Filing Bankruptcy

What to do when you're in over your head

Every year, thousands of businesses and hundreds of thousands of individuals file for bankruptcy in the U.S. Whether due to bad luck, unpredictable markets or poor planning, filing bankruptcy is often an appropriate means of reorganizing your finances.

Here are a few things you should know before you file for bankruptcy:

Alternatives to bankruptcy

People and businesses fall into debt when their income is not enough to meet their expenses over a given period of time. Before filing for bankruptcy, try as hard as you can to reduce monthly spending to allow as much extra money as possible to be allocated toward paying off your debts.

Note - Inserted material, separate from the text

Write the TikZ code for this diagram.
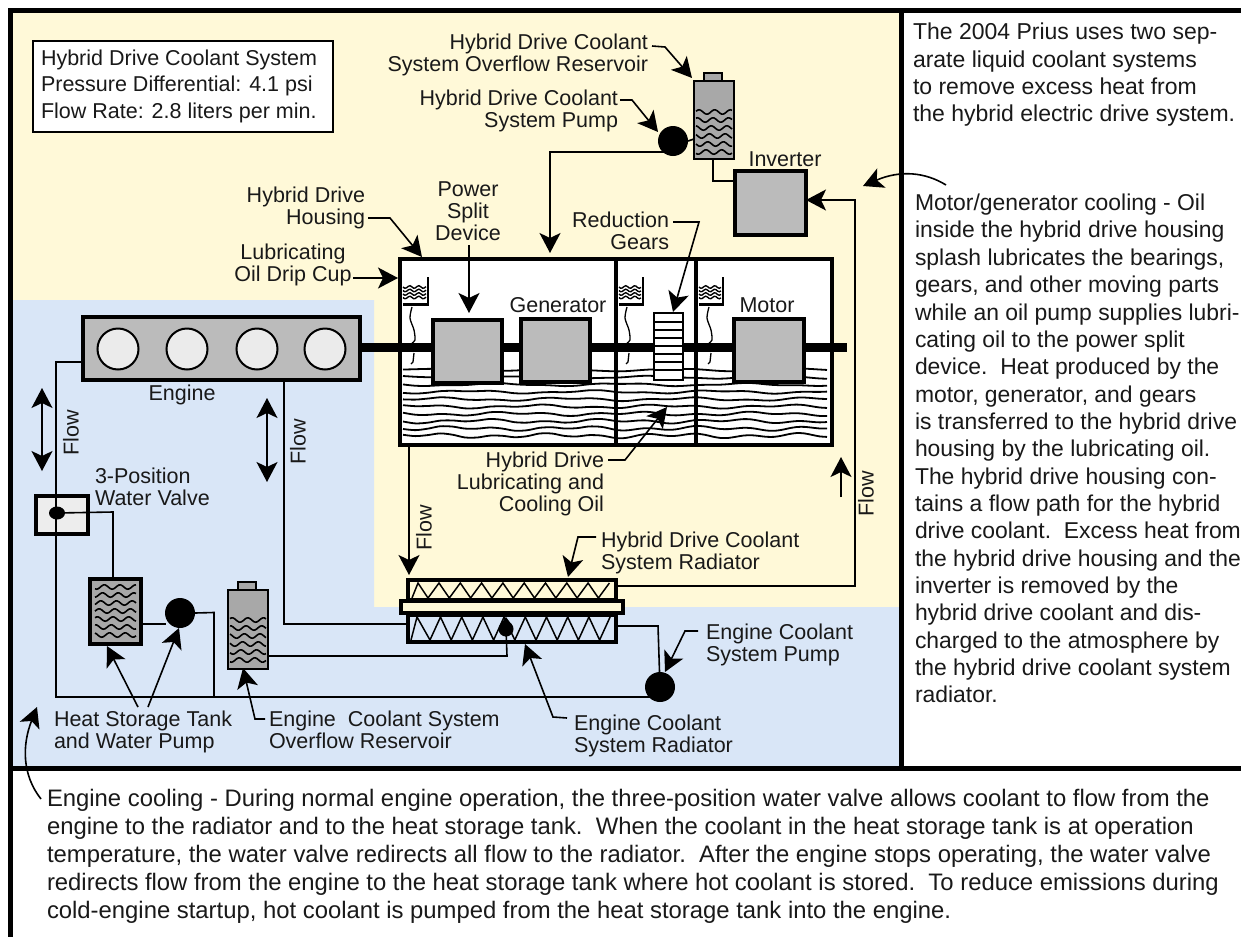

You can also try to negotiate with your creditors. Most creditors will be willing to negotiate a settlement to get a portion of their money back, rather than risk losing everything in a bankruptcy. Negotiation can also buy you some extra time to repair your financial situation.

What happens?

What happens when you file for bankruptcy depends on the type of bankruptcy you file. Here is a look at Chapter 7 and Chapter 13, the two most common forms of bankruptcy:

  • Chapter 7: The debtor will surrender their non-exempt property, which will then be liquidated and distributed to their creditors. In exchange for this surrender of property, the debtor will be discharged of debt. (Examples of exempt property include clothes, older cars and household goods).
  • Chapter 13: The debtor keeps ownership over all of their assets, but must commit a portion of their future income to paying back their creditors, usually over a three to five year period.

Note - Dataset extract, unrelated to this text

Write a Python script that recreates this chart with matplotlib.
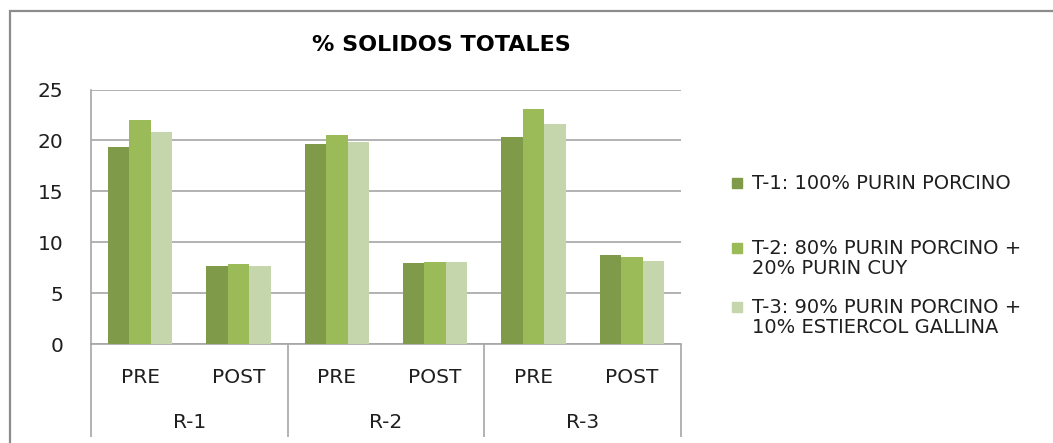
import matplotlib.pyplot as plt
from matplotlib.lines import Line2D
from matplotlib.patches import Rectangle
import numpy as np

plt.rcParams["font.family"] = ["DejaVu Sans"]

# data
reactors = ["R-1", "R-2", "R-3"]
stages = ["PRE", "POST"]
series_labels = [
    "T-1: 100% PURIN PORCINO",
    "T-2: 80% PURIN PORCINO +\n20% PURIN CUY",
    "T-3: 90% PURIN PORCINO +\n10% ESTIERCOL GALLINA",
]
t1_values = [19.4, 7.7, 19.6, 8.0, 20.3, 8.7]
t2_values = [22.0, 7.9, 20.5, 8.1, 23.1, 8.5]
t3_values = [20.8, 7.7, 19.8, 8.1, 21.6, 8.2]
y_ticks = [0, 5, 10, 15, 20, 25]

colors = ["#7f9a48", "#9bbb59", "#c6d6ac"]
grid_color = "#a6a6a6"
text_color = "#1f1f1f"

W, H = 1053, 443
fig = plt.figure(figsize=(W / 100, H / 100), dpi=100)
ax = fig.add_axes([91 / W, 1 - 344 / H, 590 / W, (344 - 89.5) / H])

x = np.arange(len(reactors) * len(stages))
width = 0.217
for i, vals in enumerate([t1_values, t2_values, t3_values]):
    ax.bar(x + (i - 1) * width, vals, width, color=colors[i], zorder=3)

ax.set_xlim(-0.5, len(x) - 0.5)
ax.set_ylim(0, 25)
ax.set_yticks(y_ticks)
ax.set_yticklabels([str(t) for t in y_ticks], fontsize=14.5, color=text_color)
ax.yaxis.grid(True, color=grid_color, linewidth=1.2, zorder=0)
ax.tick_params(axis="y", length=0, pad=20)

ax.set_xticks(x)
ax.set_xticklabels(stages * len(reactors), fontsize=14.5, color=text_color)
ax.tick_params(axis="x", length=0, pad=17)

for side in ["top", "right"]:
    ax.spines[side].set_visible(False)
for side in ["left", "bottom"]:
    ax.spines[side].set_color(grid_color)
    ax.spines[side].set_linewidth(1.2)

# category separators and reactor labels below the axis
trans = ax.get_xaxis_transform()
for k in range(len(reactors) + 1):
    xs = -0.5 + k * len(stages)
    ax.plot([xs, xs], [0, -0.365], transform=trans, color=grid_color,
            linewidth=1.2, clip_on=False, solid_capstyle="butt")
for k, name in enumerate(reactors):
    ax.text(k * len(stages) + 0.5, -0.31, name, transform=trans, ha="center",
            va="center", fontsize=14.5, color=text_color)

fig.text(441.5 / W, 1 - 45 / H, "% SOLIDOS TOTALES", ha="center", va="center",
         fontsize=16, fontweight="bold", color="black")

# legend, marker aligned with the first line of each entry
legend_y = [183, 248, 307]
for i, label in enumerate(series_labels):
    y = legend_y[i]
    fig.add_artist(Rectangle((732 / W, 1 - (y + 5) / H), 10 / W, 10 / H,
                             transform=fig.transFigure, color=colors[i]))
    fig.text(752 / W, 1 - (y - 9) / H, label, ha="left", va="top",
             fontsize=14, color=text_color, linespacing=1.05)

# outer chart border (cropped on the right and bottom)
fig.add_artist(Line2D([10 / W, 10 / W, 1.02], [-0.02, 1 - 11 / H, 1 - 11 / H],
                      transform=fig.transFigure, color="#8c8c8c", linewidth=1.6,
                      solid_capstyle="butt", solid_joinstyle="miter"))

fig.savefig("out.png", dpi=100)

In addition to repaying money owed to creditors, filing bankruptcy wreaks havoc on your credit rating, making to more difficult for you to secure credit in the future.

How to file

Once you have decided to file for bankruptcy, you can either do it yourself or enlist professional help. Filing bankruptcy is a legal process (and thus a complicated process), so it might be a good idea to hire a bankruptcy lawyer. A lawyer will help guide you through the process of submitting your forms and communicating with the bankruptcy trustee and your creditors.

Life after bankruptcy

Filing for bankruptcy isn't the end of the world. In time your credit rating will rise back up, your finances will once again be under control and you will emerge a wiser, more experienced person.